While technology and strategy are critical, the human element remains a central focus of many cyberattacks. However, the traditional methods used to fortify this “human firewall” are proving increasingly ineffective. A new approach is necessary, one that moves away from expecting employees to become security experts and instead focuses on implementing simple, powerful policies that disrupt attack chains at their source. This evolution in training and policy is essential for building a culture of security that is both practical and effective against modern threats.

Make Security Training Worthwhile by Focusing on Policy

Organizations invest significant resources in security awareness training, yet phishing and other social engineering attacks continue to succeed at an alarming rate. The core issue, as highlighted by research from institutions like UC San Diego, is that training employees to recognize increasingly sophisticated scams is a fundamentally flawed strategy. Attackers are constantly refining their techniques, leveraging AI to create perfectly crafted lures and exploiting psychological triggers with chilling efficiency. Expecting an employee from accounting or marketing to consistently identify a state-of-the-art phishing attempt is unrealistic and ultimately unfair. This approach places the burden of defense on the individuals least equipped to handle it and fails to meaningfully reduce their susceptibility to compromise. The traditional training model, focused on threat recognition, is an arms race that organizations are destined to lose. It is time to abandon the notion that every employee can be trained into a security expert and adopt a more pragmatic and effective methodology. The necessary mindset shift is to move from a focus on threat recognition to one of policy adherence. Rather than teaching employees to spot a clever fake, the organization should implement simple, robust, and unambiguous policies designed to disrupt the attacker’s objectives. Training should then be dedicated entirely to reinforcing these easy-to-follow, actionable rules. For instance, a clear corporate policy could mandate that any request for a fund transfer, a change in payment details, or the provision of sensitive data must be independently verified through an approved, out-of-band communication channel, such as a phone call to a registered number or a message via a secure internal platform. By training employees on this single, verifiable procedure, the organization effectively neuters the attack’s effectiveness. It no longer matters how convincing the fraudulent email is; the employee’s responsibility is not to be a digital forensics expert but to follow a simple, protective protocol. This method removes the guesswork and cognitive load from the employee and places the control back in the hands of the organization through strong, defensible policy.
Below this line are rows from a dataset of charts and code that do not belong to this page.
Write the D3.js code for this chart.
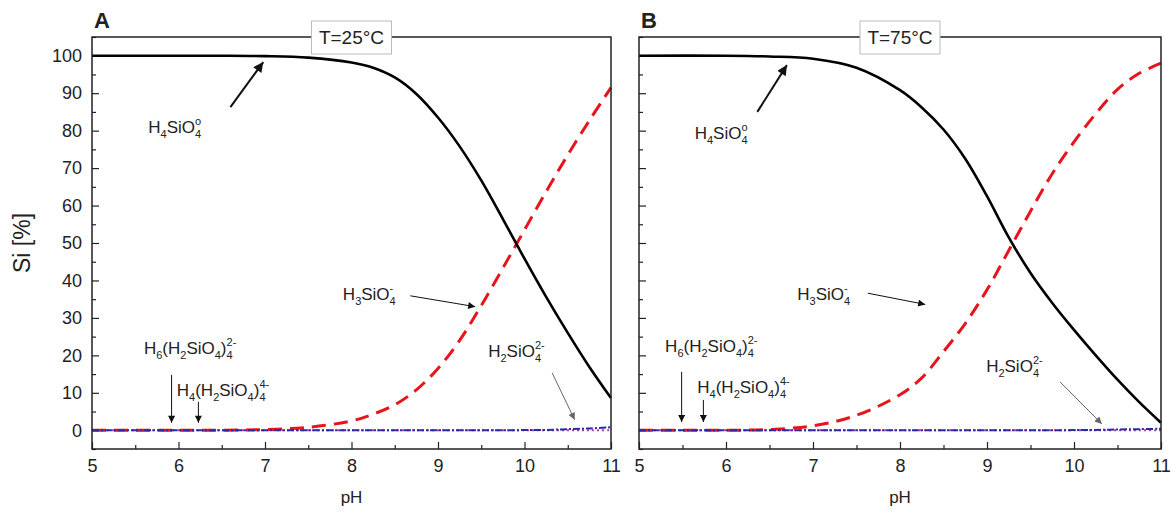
<!DOCTYPE html>
<html>
<head>
<meta charset="utf-8">
<script src="https://cdn.jsdelivr.net/npm/d3@7"></script>
<style>
  body { margin: 0; background: #fff; }
  svg text { font-family: "Liberation Sans", Arial, sans-serif; fill: #222; }
</style>
</head>
<body>
<div id="chart"></div>
<script>
// pH grid
var pH = [5, 6, 6.5, 7, 7.5, 8, 8.25, 8.5, 8.75, 9, 9.25, 9.5, 9.75, 10, 10.25, 10.5, 10.75, 11];

// T = 25 C
var h4sio4A  = [100, 100, 100, 99.9, 99.5, 98.2, 96.8, 94.2, 89.8, 83.5, 75.8, 66.7, 56.4, 45.8, 35.6, 26, 16.9, 8.6];
var h3sio4A  = [0, 0, 0, 0.2, 0.8, 2.5, 4.3, 6.8, 10.8, 16.5, 24, 33.3, 43.3, 53.5, 63.7, 73.5, 82.7, 91.5];
var h2sio4A  = [0, 0, 0, 0, 0, 0, 0, 0, 0, 0, 0, 0, 0, 0.05, 0.1, 0.3, 0.5, 0.8];
var polyA    = [0, 0, 0, 0, 0, 0, 0, 0, 0, 0, 0, 0, 0, 0, 0, 0, 0, 0];

// T = 75 C
var h4sio4B  = [100, 100, 99.8, 99.2, 96.8, 90.8, 86.2, 80.3, 72.5, 62.5, 51.5, 42, 34, 26.8, 20, 13.5, 7.5, 2];
var h3sio4B  = [0, 0, 0.2, 1.2, 4, 9.5, 14, 21, 28.5, 37.5, 48, 58.5, 68.5, 77, 84.5, 91, 95.3, 98];
var h2sio4B  = [0, 0, 0, 0, 0, 0, 0, 0, 0, 0, 0, 0, 0, 0.05, 0.1, 0.2, 0.3, 0.4];
var polyB    = [0, 0, 0, 0, 0, 0, 0, 0, 0, 0, 0, 0, 0, 0, 0, 0, 0, 0];

var xTicks = [5, 6, 7, 8, 9, 10, 11];
var yTicks = [0, 10, 20, 30, 40, 50, 60, 70, 80, 90, 100];

var width = 1173, height = 513;

var svg = d3.select("#chart")
  .append("svg")
    .attr("width", width)
    .attr("height", height);

var defs = svg.append("defs");
function arrowMarker(id, color, w, h) {
  defs.append("marker")
    .attr("id", id)
    .attr("viewBox", "0 0 10 10")
    .attr("refX", 10).attr("refY", 5)
    .attr("markerUnits", "userSpaceOnUse")
    .attr("markerWidth", w).attr("markerHeight", h)
    .attr("orient", "auto")
    .append("path")
      .attr("d", "M0,0 L10,5 L0,10 z")
      .attr("fill", color);
}
arrowMarker("arr-bold", "#111", 12, 10);
arrowMarker("arr-thin", "#111", 10, 7);
arrowMarker("arr-gray", "#666", 10, 7);

var y = d3.scaleLinear().domain([-5, 105]).range([449, 37]);

// chemical formula: strings are normal text, arrays are [subscript, superscript]
function formula(g, x0, y0, parts) {
  var cx = x0;
  parts.forEach(function(p) {
    if (typeof p == "string") {
      var t = g.append("text").attr("x", cx).attr("y", y0)
        .style("font-size", "17px").text(p);
      cx += t.node().getComputedTextLength();
    } else {
      var s = g.append("text").attr("x", cx).attr("y", y0 + 5)
        .style("font-size", "11px").text(p[0]);
      var w = s.node().getComputedTextLength();
      if (p[1]) {
        var u = g.append("text").attr("x", cx).attr("y", y0 - 8)
          .style("font-size", "11px").text(p[1]);
        w = Math.max(w, u.node().getComputedTextLength());
      }
      cx += w;
    }
  });
}

function panel(opt) {
  var x = d3.scaleLinear().domain([5, 11]).range(opt.range);
  var g = svg.append("g");

  // minor ticks
  g.append("g")
    .attr("transform", "translate(" + opt.range[0] + ",0)")
    .call(d3.axisLeft(y).tickValues(d3.range(-5, 106, 5).filter(d => d % 10 != 0)).tickSize(-4).tickFormat(""))
    .call(a => a.select(".domain").remove());
  g.append("g")
    .attr("transform", "translate(0,449)")
    .call(d3.axisBottom(x).tickValues(d3.range(5.5, 11, 1)).tickSize(-4).tickFormat(""))
    .call(a => a.select(".domain").remove());

  // major ticks
  var ya = g.append("g")
    .attr("transform", "translate(" + opt.range[0] + ",0)")
    .call(d3.axisLeft(y).tickValues(yTicks).tickSize(-7).tickPadding(10)
      .tickFormat(opt.yLabels ? d3.format("d") : ""));
  ya.select(".domain").remove();
  ya.selectAll("text").style("font-size", "18px").style("font-family", "Liberation Sans, Arial, sans-serif").attr("fill", "#222");

  var xa = g.append("g")
    .attr("transform", "translate(0,449)")
    .call(d3.axisBottom(x).tickValues(xTicks).tickSize(-7).tickPadding(10).tickFormat(d3.format("d")));
  xa.select(".domain").remove();
  xa.selectAll("text").style("font-size", "18px").style("font-family", "Liberation Sans, Arial, sans-serif").attr("fill", "#222");
  g.selectAll(".tick line").attr("stroke", "#222").attr("stroke-width", 1.2);

  var line = function(vals) {
    return d3.line()
      .x((d, i) => x(pH[i]))
      .y(d => y(d))
      .curve(d3.curveCatmullRom.alpha(0.5))(vals);
  };

  // near-zero species
  g.append("path").attr("d", line(opt.poly))
    .attr("fill", "none").attr("stroke", "#b03aa8").attr("stroke-width", 2)
    .attr("stroke-dasharray", "2,3");
  g.append("path").attr("d", line(opt.h3))
    .attr("fill", "none").attr("stroke", "#e8141c").attr("stroke-width", 3)
    .attr("stroke-dasharray", "14,8");
  g.append("path").attr("d", line(opt.h2))
    .attr("fill", "none").attr("stroke", "#2a2aa8").attr("stroke-width", 2)
    .attr("stroke-dasharray", "7,2,2,2");
  g.append("path").attr("d", line(opt.h4))
    .attr("fill", "none").attr("stroke", "#000").attr("stroke-width", 2.6);

  // frame
  g.append("rect")
    .attr("x", opt.range[0]).attr("y", 37)
    .attr("width", opt.range[1] - opt.range[0]).attr("height", 412)
    .attr("fill", "none").attr("stroke", "#222").attr("stroke-width", 1.5);

  var cx = (opt.range[0] + opt.range[1]) / 2;

  // temperature box
  g.append("rect")
    .attr("x", cx - 40).attr("y", 21).attr("width", 80).attr("height", 33)
    .attr("fill", "#fff").attr("stroke", "#bbb").attr("stroke-width", 1);
  g.append("text").attr("x", cx).attr("y", 44)
    .attr("text-anchor", "middle").style("font-size", "19px").text(opt.title);

  // panel letter
  g.append("text").attr("x", opt.range[0] + 2).attr("y", 28)
    .style("font-size", "22px").style("font-weight", "bold").attr("fill", "#111").text(opt.letter);

  // x title
  g.append("text").attr("x", cx).attr("y", 503)
    .attr("text-anchor", "middle").style("font-size", "17px").text("pH");

  // annotations
  opt.notes.forEach(function(n) {
    formula(g, x(n.at[0]), y(n.at[1]), n.parts);
    g.append("line")
      .attr("x1", x(n.from[0])).attr("y1", y(n.from[1]))
      .attr("x2", x(n.to[0])).attr("y2", y(n.to[1]))
      .attr("stroke", n.style == "gray" ? "#666" : "#111")
      .attr("stroke-width", n.style == "bold" ? 2 : 1)
      .attr("marker-end", "url(#arr-" + n.style + ")");
  });
}

var fH4 = ["H", ["4"], "SiO", ["4", "o"]];
var fH3 = ["H", ["3"], "SiO", ["4", "-"]];
var fH2 = ["H", ["2"], "SiO", ["4", "2-"]];
var fP6 = ["H", ["6"], "(H", ["2"], "SiO", ["4"], ")", ["4", "2-"]];
var fP4 = ["H", ["4"], "(H", ["2"], "SiO", ["4"], ")", ["4", "4-"]];

panel({
  range: [92, 611], yLabels: true, letter: "A", title: "T=25°C",
  h4: h4sio4A, h3: h3sio4A, h2: h2sio4A, poly: polyA,
  notes: [
    { parts: fH4, at: [5.65, 79.4], from: [6.60, 86.3], to: [6.98, 98.3], style: "bold" },
    { parts: fH3, at: [7.90, 34.8], from: [8.68, 35.9], to: [9.43, 33.0], style: "thin" },
    { parts: fH2, at: [9.58, 19.6], from: [10.32, 15.3], to: [10.58, 2.8], style: "gray" },
    { parts: fP6, at: [5.60, 20.4], from: [5.92, 14.8], to: [5.92, 2.0], style: "thin" },
    { parts: fP4, at: [5.98, 9.2], from: [6.23, 7.6], to: [6.23, 2.0], style: "thin" }
  ]
});

panel({
  range: [639, 1161], yLabels: false, letter: "B", title: "T=75°C",
  h4: h4sio4B, h3: h3sio4B, h2: h2sio4B, poly: polyB,
  notes: [
    { parts: fH4, at: [5.64, 77.8], from: [6.36, 85.0], to: [6.70, 97.5], style: "bold" },
    { parts: fH3, at: [6.82, 34.8], from: [7.63, 36.6], to: [8.29, 33.6], style: "thin" },
    { parts: fH2, at: [8.99, 15.6], from: [9.84, 12.9], to: [10.32, 1.7], style: "gray" },
    { parts: fP6, at: [5.30, 20.9], from: [5.49, 15.6], to: [5.49, 2.2], style: "thin" },
    { parts: fP4, at: [5.67, 10.0], from: [5.74, 8.1], to: [5.74, 2.2], style: "thin" }
  ]
});

// shared y title
svg.append("text")
  .attr("transform", "translate(30,243) rotate(-90)")
  .attr("text-anchor", "middle")
  .style("font-size", "23px")
  .text("Si [%]");
</script>
</body>
</html>
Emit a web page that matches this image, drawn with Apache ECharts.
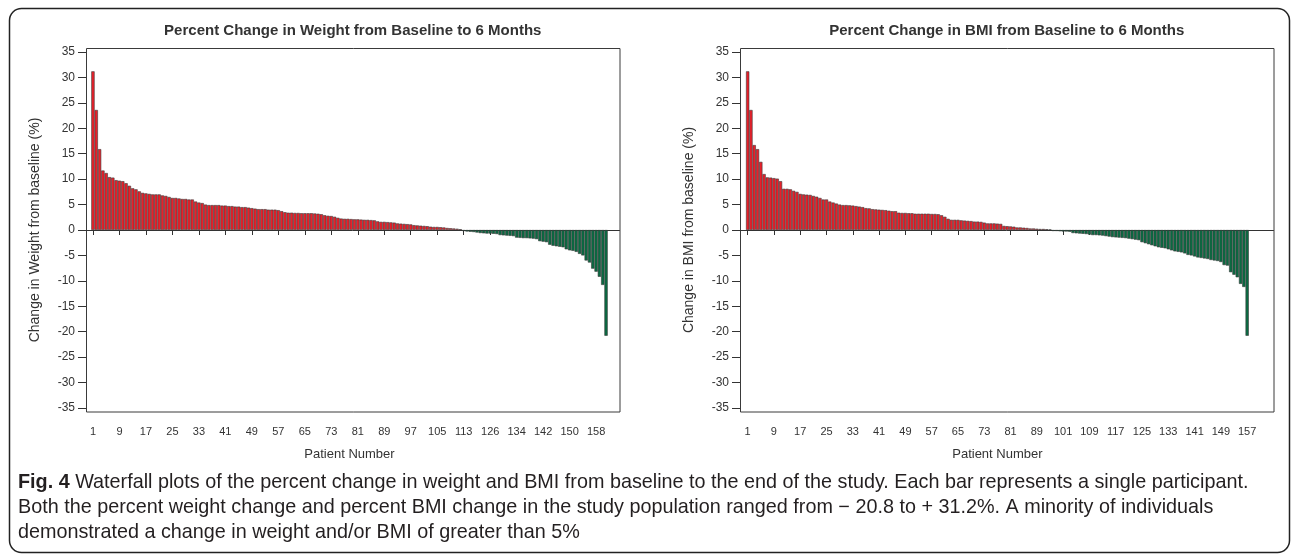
<!DOCTYPE html>
<html>
<head>
<meta charset="utf-8">
<script src="https://cdn.jsdelivr.net/npm/echarts@6/dist/echarts.min.js"></script>
<style>
  html, body { margin: 0; padding: 0; background: #fff; }
  #container { width: 1292px; height: 557px; }
</style>
</head>
<body>
<div id="container"></div>
<script>
// patient numbers on the x axis (gaps in the numbering)
var weightPatientRanges = [[1, 116], [122, 161]];
var bmiPatientRanges = [[1, 92], [97, 157]];

// percent change in weight, sorted (one value per patient)
var weightChange = [
    31.2, 23.6, 15.9, 11.7, 11.2, 10.4, 10.3, 9.8, 9.7, 9.6,
    9.2, 8.7, 8.2, 8.0, 7.6, 7.3, 7.2, 7.1, 7.0, 7.0,
    7.0, 6.8, 6.7, 6.5, 6.3, 6.3, 6.2, 6.1, 6.1, 6.0,
    6.0, 5.6, 5.4, 5.3, 5.0, 4.9, 4.9, 4.9, 4.9, 4.8,
    4.8, 4.7, 4.7, 4.6, 4.6, 4.5, 4.5, 4.4, 4.3, 4.2,
    4.1, 4.1, 4.1, 4.0, 4.0, 4.0, 3.9, 3.7, 3.5, 3.4,
    3.4, 3.35, 3.35, 3.3, 3.3, 3.3, 3.3, 3.25, 3.2, 3.1,
    2.9, 2.8, 2.75, 2.6, 2.4, 2.25, 2.2, 2.2, 2.15, 2.1,
    2.1, 2.05, 2.0, 2.0, 1.95, 1.9, 1.7, 1.6, 1.6, 1.55,
    1.5, 1.45, 1.3, 1.25, 1.2, 1.15, 1.1, 0.95, 0.9, 0.85,
    0.8, 0.75, 0.65, 0.6, 0.6, 0.55, 0.5, 0.4, 0.35, 0.3, 0.25, 0.15,
    -0.2, -0.3, -0.35, -0.4, -0.5,
    -0.6, -0.65, -0.7, -0.7, -0.75, -0.8,
    -1.0, -1.05, -1.1, -1.15, -1.2,
    -1.5, -1.55, -1.6, -1.6, -1.65, -1.7, -1.8,
    -2.2, -2.3, -2.4,
    -2.9, -3.1, -3.2, -3.3, -3.4,
    -3.8, -4.0, -4.1, -4.3,
    -4.7, -5.0, -6.0, -6.4, -7.6, -8.2,
    -9.2, -10.8, -20.8
];

// percent change in BMI, sorted
var bmiChange = [
    31.2, 23.6, 16.7, 15.9, 13.4, 11.0, 10.35, 10.3, 10.2, 10.1,
    9.6, 8.1, 8.1, 8.0, 7.7, 7.5, 7.1, 7.0, 6.95, 6.9,
    6.7, 6.55, 6.3, 6.0, 6.0, 5.6, 5.4, 5.2, 5.0, 4.9,
    4.9, 4.85, 4.8, 4.7, 4.6, 4.5, 4.3, 4.25, 4.1, 4.05,
    4.0, 3.95, 3.9, 3.8, 3.7, 3.7, 3.4, 3.35, 3.35, 3.3,
    3.3, 3.2, 3.2, 3.2, 3.2, 3.2, 3.15, 3.15, 3.1, 2.9,
    2.6, 2.2, 2.0, 2.0, 2.0, 1.9, 1.85, 1.8, 1.75, 1.65,
    1.65, 1.6, 1.45, 1.3, 1.3, 1.3, 1.25, 1.2, 0.8, 0.75,
    0.7, 0.65, 0.5, 0.5, 0.45, 0.4, 0.3, 0.3, 0.25, 0.2, 0.2, 0.15, 0.1,
    -0.2, -0.2, -0.25, -0.3, -0.3, -0.35,
    -0.6, -0.65, -0.7, -0.75, -0.8,
    -0.9, -1.0, -1.0, -1.05, -1.1, -1.2,
    -1.3, -1.4, -1.45, -1.5, -1.55, -1.6, -1.7,
    -1.8, -1.9, -2.0,
    -2.4, -2.6, -2.8, -3.0,
    -3.2, -3.4, -3.5, -3.6, -3.8,
    -4.0, -4.2, -4.3, -4.4, -4.6,
    -4.9, -5.0, -5.2, -5.4,
    -5.5, -5.6, -5.7, -5.9,
    -6.0, -6.1, -6.3,
    -6.9, -7.0, -8.3, -8.8,
    -9.3, -10.6, -11.2, -20.8
];

var yTicks = [-35, 35, 5]; // min, max, step

var titles = ['Percent Change in Weight from Baseline to 6 Months', 'Percent Change in BMI from Baseline to 6 Months'];
var yNames = ['Change in Weight from baseline (%)', 'Change in BMI from baseline (%)'];

function expand(ranges) {
    var out = [];
    ranges.forEach(function (r) {
        for (var n = r[0]; n <= r[1]; n++) out.push(String(n));
    });
    return out;
}

var RED = '#e8202a', GREEN = '#0a6a42', INK = '#333';
var sans = '"Liberation Sans", Arial, sans-serif';

var myChart = echarts.init(document.getElementById('container'));

// frame grid (y axis + zero line) and inner bar grid, per panel
var panels = [
    {frameLeft: 86, barLeft: 91.3, barWidth: 516.4, cats: expand(weightPatientRanges), data: weightChange},
    {frameLeft: 740, barLeft: 746, barWidth: 502.8, cats: expand(bmiPatientRanges), data: bmiChange}
];
var FRAME_W = 533.5;

var grid = [], xAxis = [], yAxis = [], series = [], title = [], graphic = [];

panels.forEach(function (p, i) {
    var gA = grid.length, gB = gA + 1;
    grid.push({left: p.frameLeft, top: 52, width: FRAME_W, height: 356});
    grid.push({left: p.barLeft, top: 52, width: p.barWidth, height: 356});

    xAxis.push({
        gridIndex: gA, type: 'value', min: 0, max: 1,
        axisLine: {show: true, onZero: true, lineStyle: {color: INK, width: 1}},
        axisTick: {show: false}, axisLabel: {show: false}, splitLine: {show: false}
    });
    xAxis.push({
        gridIndex: gB, type: 'category', data: p.cats, offset: 4,
        axisLine: {show: false},
        axisTick: {show: true, alignWithLabel: true, interval: 7, length: 5, lineStyle: {color: INK}},
        axisLabel: {interval: 7, margin: 14, color: INK, fontSize: 11, fontFamily: sans},
        name: 'Patient Number', nameLocation: 'middle', nameGap: 36,
        nameTextStyle: {color: INK, fontSize: 13, fontFamily: sans}
    });
    yAxis.push({
        gridIndex: gA, type: 'value', min: yTicks[0], max: yTicks[1], interval: yTicks[2],
        axisLine: {show: false},
        axisTick: {show: true, length: 8, lineStyle: {color: INK}},
        axisLabel: {margin: 11, color: INK, fontSize: 12, fontFamily: sans},
        splitLine: {show: false},
        name: yNames[i], nameLocation: 'middle', nameGap: 44,
        nameTextStyle: {color: INK, fontSize: 14, fontFamily: sans}
    });
    yAxis.push({gridIndex: gB, type: 'value', min: yTicks[0], max: yTicks[1], show: false});

    series.push({
        type: 'bar', xAxisIndex: gB, yAxisIndex: gB,
        data: p.data, barCategoryGap: '0%', animation: false,
        itemStyle: {
            color: function (params) { return params.value >= 0 ? RED : GREEN; },
            borderColor: '#3a3a3a', borderWidth: 0.6
        }
    });

    title.push({
        text: titles[i], left: p.frameLeft + FRAME_W / 2, top: 23, textAlign: 'center', padding: 0,
        textStyle: {fontSize: 15, fontWeight: 'bold', color: INK, fontFamily: sans}
    });

    graphic.push({
        type: 'rect', silent: true,
        shape: {x: p.frameLeft + 0.5, y: 48.5, width: FRAME_W, height: 363.5},
        style: {fill: 'none', stroke: '#3a3a3a', lineWidth: 1}
    });
});

graphic.push({
    type: 'rect', silent: true,
    shape: {x: 9.5, y: 8.5, width: 1280, height: 544, r: 12},
    style: {fill: 'none', stroke: '#222', lineWidth: 1.5}
});
graphic.push({
    type: 'text', left: 18, top: 470,
    style: {
        text: '{b|Fig. 4} Waterfall plots of the percent change in weight and BMI from baseline to the end of the study. Each bar represents a single participant.\n' +
              'Both the percent weight change and percent BMI change in the study population ranged from \u2212 20.8 to + 31.2%. A minority of individuals\n' +
              'demonstrated a change in weight and/or BMI of greater than 5%',
        font: '19.8px ' + sans,
        fill: '#231f20',
        lineHeight: 25,
        rich: {
            b: {fontWeight: 'bold', fontSize: 19.8, fontFamily: sans, fill: '#231f20', lineHeight: 25}
        }
    }
});

myChart.setOption({
    animation: false,
    title: title,
    grid: grid,
    xAxis: xAxis,
    yAxis: yAxis,
    series: series,
    graphic: graphic
});
</script>
</body>
</html>
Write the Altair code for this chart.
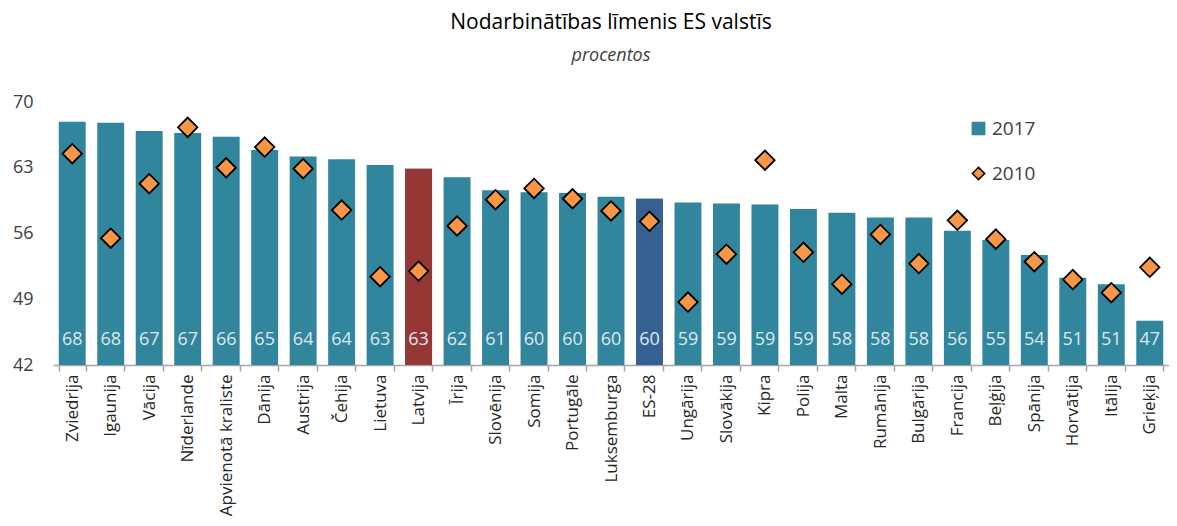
import altair as alt
import pandas as pd

countries = ["Zviedrija", "Igaunija", "Vācija", "Nīderlande", "Apvienotā kraliste",
             "Dānija", "Austrija", "Čehija", "Lietuva", "Latvija", "Īrija", "Slovēnija",
             "Somija", "Portugāle", "Luksemburga", "ES-28", "Ungārija", "Slovākija",
             "Kipra", "Polija", "Malta", "Rumānija", "Bulgārija", "Francija", "Beļģija",
             "Spānija", "Horvātija", "Itālija", "Grieķija"]
v2017 = [67.9, 67.8, 66.9, 66.7, 66.3, 64.9, 64.2, 63.9, 63.3, 62.9, 62.0, 60.6,
         60.4, 60.3, 59.9, 59.7, 59.3, 59.2, 59.1, 58.6, 58.2, 57.7, 57.7, 56.3,
         55.3, 53.7, 51.3, 50.6, 46.7]
v2010 = [64.5, 55.5, 61.3, 67.3, 63.0, 65.2, 62.9, 58.5, 51.4, 52.0, 56.8, 59.6,
         60.8, 59.7, 58.4, 57.3, 48.7, 53.8, 63.8, 54.0, 50.6, 55.9, 52.8, 57.4,
         55.4, 53.0, 51.1, 49.7, 52.4]
series = ["2017", "2010"]
y_ticks = [42, 49, 56, 63, 70]
highlighted = ["Latvija", "ES-28"]

TEAL = "#31859C"
ORANGE = "#F79646"
RED = "#953735"
BLUE = "#376092"
FONT = "Open Sans"

df = pd.DataFrame({"country": countries, "v2017": v2017, "v2010": v2010})
df["s17"] = series[0]
df["s10"] = series[1]

color_scale = alt.Scale(domain=series, range=[TEAL, ORANGE])
shape_scale = alt.Scale(domain=series, range=["square", "diamond"])
stroke_scale = alt.Scale(domain=series, range=[TEAL, "black"])

leg = alt.Legend(title=None, orient="none", legendX=916, legendY=17, direction="vertical",
                 symbolSize=150, labelFontSize=19, labelFont=FONT, labelColor="#404040",
                 rowPadding=25, labelOffset=4, padding=0, symbolStrokeWidth=1.5)

x = alt.X("country:N", sort=countries, title=None,
          scale=alt.Scale(paddingInner=0.3, paddingOuter=0.15),
          axis=alt.Axis(labelAngle=-90, labelFontSize=17, labelFont=FONT, labelColor="#262626",
                        domainColor="#A6A6A6", domainWidth=1.5, tickColor="#A6A6A6",
                        tickWidth=1.5, tickSize=6, tickBand="extent", labelPadding=3))

yscale = alt.Scale(domain=[42, 70], nice=False, zero=False)
yaxis = alt.Axis(values=y_ticks, title=None, domain=False, ticks=False, tickSize=0, grid=False,
                 labelPadding=20, labelFontSize=18, labelFont=FONT, labelColor="#404040")

base = alt.Chart(df)

bars = base.mark_bar().encode(
    x=x,
    y=alt.Y("v2017:Q", scale=yscale, axis=yaxis, title=None),
    y2=alt.datum(42),
    color=alt.Color("s17:N", scale=color_scale, legend=leg),
)

hl = base.transform_filter(
    alt.FieldOneOfPredicate(field="country", oneOf=highlighted)
).mark_bar().encode(
    x=x,
    y=alt.Y("v2017:Q", scale=yscale, axis=yaxis, title=None),
    y2=alt.datum(42),
    fill=alt.condition("datum.country == 'Latvija'", alt.value(RED), alt.value(BLUE)),
)

labels = base.mark_text(dy=-25, baseline="middle", fontSize=18, font=FONT,
                        color="#DCEAEF").encode(
    x=x,
    y=alt.YDatum(42, scale=yscale, axis=yaxis, title=None),
    text=alt.Text("v2017:Q", format=".0f"),
)

points = base.mark_point(filled=True, size=380, strokeWidth=1.8, opacity=1).encode(
    x=x,
    y=alt.Y("v2010:Q", scale=yscale, axis=yaxis, title=None),
    color=alt.Color("s10:N", scale=color_scale, legend=leg),
    shape=alt.Shape("s10:N", scale=shape_scale, legend=leg),
    stroke=alt.Stroke("s10:N", scale=stroke_scale, legend=leg),
)

chart = alt.layer(bars, hl, labels, points).properties(
    width=1116,
    height=263,
    padding={"left": 4, "top": 4, "right": 0, "bottom": 0},
    title=alt.TitleParams(
        text="Nodarbinātības līmenis ES valstīs",
        subtitle="procentos",
        fontSize=21, font=FONT, fontWeight="normal", color="black",
        subtitleFontSize=18, subtitleFont=FONT, subtitleFontStyle="italic",
        subtitleColor="#404040", subtitlePadding=14, offset=28, anchor="middle",
    ),
).configure_view(stroke=None)

chart.save("out.html", embed_options={"renderer": "svg", "actions": False})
A Shift Toward Strategic Adaptability

It became clear that there was no finish line in the race for cybersecurity. Organizations that successfully navigated the evolving threat landscape were those that had stopped chasing a mythical state of perfect security. Instead, they had embraced a mindset of continuous adaptation. They understood that the core trend was the constant evolution of attackers and that their own strategies had to be equally fluid. By wisely picking their battles and focusing resources on threats that posed a genuine risk to business operations, these enterprises built a more resilient and agile defense. This strategic reorientation, which moved from a reactive, tool-centric approach to a proactive, impact-driven one, ultimately did more than just improve security; it transformed the security function into a true enabler of business innovation, proving that the most effective defense was one that was built to evolve.